Cities Can’t Adopt Resolutions in Support of State Constitutional Amendments
At the November 7, 2017, general election, Texas voters will be asked to approve or reject three amendments to the Texas Constitution that will directly affect cities. City officials may personally support or oppose the amendments, but remember that a city council is prohibited by Election Code section 255.003 from adopting a resolution either way. Doing so could subject city officials to criminal penalties and civil fines.
Section 255.003 provides that “[a]n officer or employee of a political subdivision may not knowingly spend or authorize the spending of public funds for political advertising.” “Spending” of public funds is interpreted by the Texas Ethics Commission to include the use of political subdivision employees’ work time, the use of existing political subdivision equipment, and the use of facilities maintained by a political subdivision. “Political advertising” is defined as a communication supporting or opposing a measure that “appears…in a…written communication.”
The Texas Ethics Commission has also indicated that, in certain situations, comments by city council members at a recorded public meeting that is broadcast over a public access channel could give rise to a violation of section 255.003. According to Ethics Advisory Opinion No. 456 (2004), “we can imagine a situation in which one or more city council members might arrange a discussion of a matter not pending before the city council with the hope that broadcasts of the discussion would influence the outcome of an election [and thus, rise to a violation of Section 255.003].”

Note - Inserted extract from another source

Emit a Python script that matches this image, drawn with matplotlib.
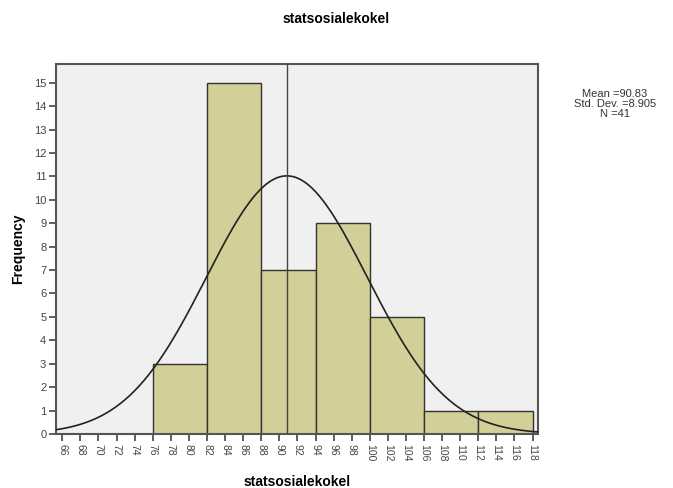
import numpy as np
import matplotlib
matplotlib.use("Agg")
import matplotlib.pyplot as plt

bin_edges = [76, 82, 88, 94, 100, 106, 112, 118]
counts = [3, 15, 7, 9, 5, 1, 1]
mean = 90.83
std = 8.905
n = 41
x_ticks = list(range(66, 119, 2))
y_ticks = list(range(0, 16))

plt.rcParams['font.family'] = ['Liberation Sans', 'DejaVu Sans']

fig = plt.figure(figsize=(6.73, 4.88), dpi=100)
ax = fig.add_axes([0.0832, 0.1107, 0.7162, 0.7583])
ax.set_facecolor('#f0f0f0')

widths = np.diff(bin_edges)
ax.bar(bin_edges[:-1], counts, width=widths, align='edge', color='#d3cf98',
       edgecolor='#333333', linewidth=1.0, zorder=2)

xs = np.linspace(65.3, 118.6, 400)
binw = widths[0]
ys = n * binw / (std * np.sqrt(2 * np.pi)) * np.exp(-0.5 * ((xs - mean) / std) ** 2)
ax.plot(xs, ys, color='#222222', linewidth=1.2, zorder=3)
ax.axvline(mean, color='#444444', linewidth=1.0, zorder=3)

ax.set_xlim(65.3, 118.6)
ax.set_ylim(0, 15.8)
ax.set_xticks(x_ticks)
ax.set_xticklabels([str(t) for t in x_ticks], rotation=270, fontsize=7.5, color='#444444')
ax.set_yticks(y_ticks)
ax.set_yticklabels([str(t) for t in y_ticks], fontsize=8, color='#444444')
ax.tick_params(axis='both', direction='out', length=5, width=1.2, color='#444444', pad=2)
for s in ax.spines.values():
    s.set_color('#555555')
    s.set_linewidth(1.5)

ax.set_xlabel('statsosialekokel', fontsize=10, fontweight='bold', labelpad=10)
ax.set_ylabel('Frequency', fontsize=10, fontweight='bold', labelpad=6)
fig.text(0.5, 0.962, 'statsosialekokel', ha='center', va='center', fontsize=10, fontweight='bold')

fig.text(0.914, 0.787, 'Mean =%.2f\nStd. Dev. =%.3f\nN =%d' % (mean, std, n),
         ha='center', va='center', fontsize=8, linespacing=0.95, color='#333333')

fig.savefig('out.png', dpi=100)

At a minimum, the adoption of a resolution by a city council would require an employee to document the subject of and final vote on the resolution in the official minutes or recording of the meeting at which the resolution is considered. In this way the adoption of either an oral or written resolution would require a city employee’s work time and equipment, and thus constitutes a spending of public funds. Moreover, such resolutions are often posted on a city’s website either as stand alone documents or as part of the minutes.
While there appears to be no opinion or case directly on point, a written resolution supporting or opposing a constitutional amendment proposition likely constitutes prohibited political advertising. The city officials who are responsible for adopting such a resolution could be committing a Class A misdemeanor. In addition, the Ethics Commission has authority to impose fines for violations of section 255.003. Finally, the Ethics Commission has also indicated that action taken in violation of section 255.003 may constitute a violation of Penal Code section 39.02, which prohibits government resources from being used for campaign purposes.
Of course, nothing prohibits an elected official – on his or her own time and not using public funds – from advocating for or against passage.